When the thick culture has evaporated, it's inevitable that our attempts to revive it will feel awkward--because they are to some extent contrived. They have to be; that's what it means to have lost the culture. As we get habituated to them, they come to feel more natural and they become part of the culture. So I think you and Melanie shouldn't be discouraged by that aspect. Heck, my family moved last year to a parish that has a relatively thick Catholic culture (subculture? counterculture?) and even so, some of what we do together sometimes feels artificial.

But Melanie's right that it is crucial to do things with other people. Could you join or start a book group, either for yourself or for your boys, at the local library? Could you organize a sing-along, maybe of old-timey songs? Or maybe just volunteer at bingo regularly, so as to make friends?

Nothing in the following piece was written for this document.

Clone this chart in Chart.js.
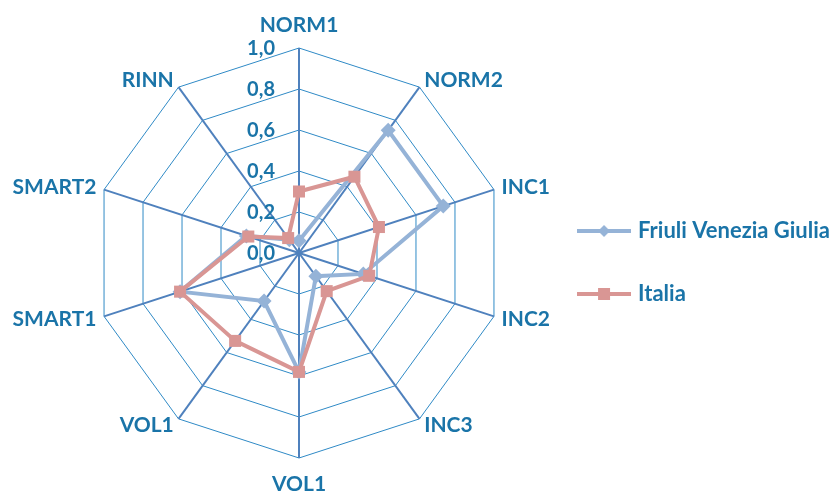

Have you seen the blog "Building the culture" is a favorite theme of hers. And because she believes strongly in the real world and not just the virtual one, she's set up a network called "St Gregory Pockets" to help people create real-life get-togethers. There's a link to it near the top of her page.

Pentimento said...

Thank you for your comment, Anne-Marie. These are all really good ideas. I didn't know about the St. Gregory's Pockets -- I haven't been reading blogs much at all for a while as I've tried to work on my book -- but I love the idea and that Leila is facilitating them. I need to think about what might work here. If only all of us lived in the same place!

Jenny said...

I know I am weeks behind here, but how do you feel about the pink? I was so dejected when I found out I had to wear pink. Wouldn't have been my first choice. Maybe a nice teal or something.

Pentimento said...

If I weren't so grateful to have completed my doctorate while teaching and trying to figure out how to be a mom, I would have been bummed. I was a little jealous of the Ph.D.'s in audiology, who walked the stage right before the music program. Not only did I feel like I should have gotten their degree, but their hoods were white and looked really cool.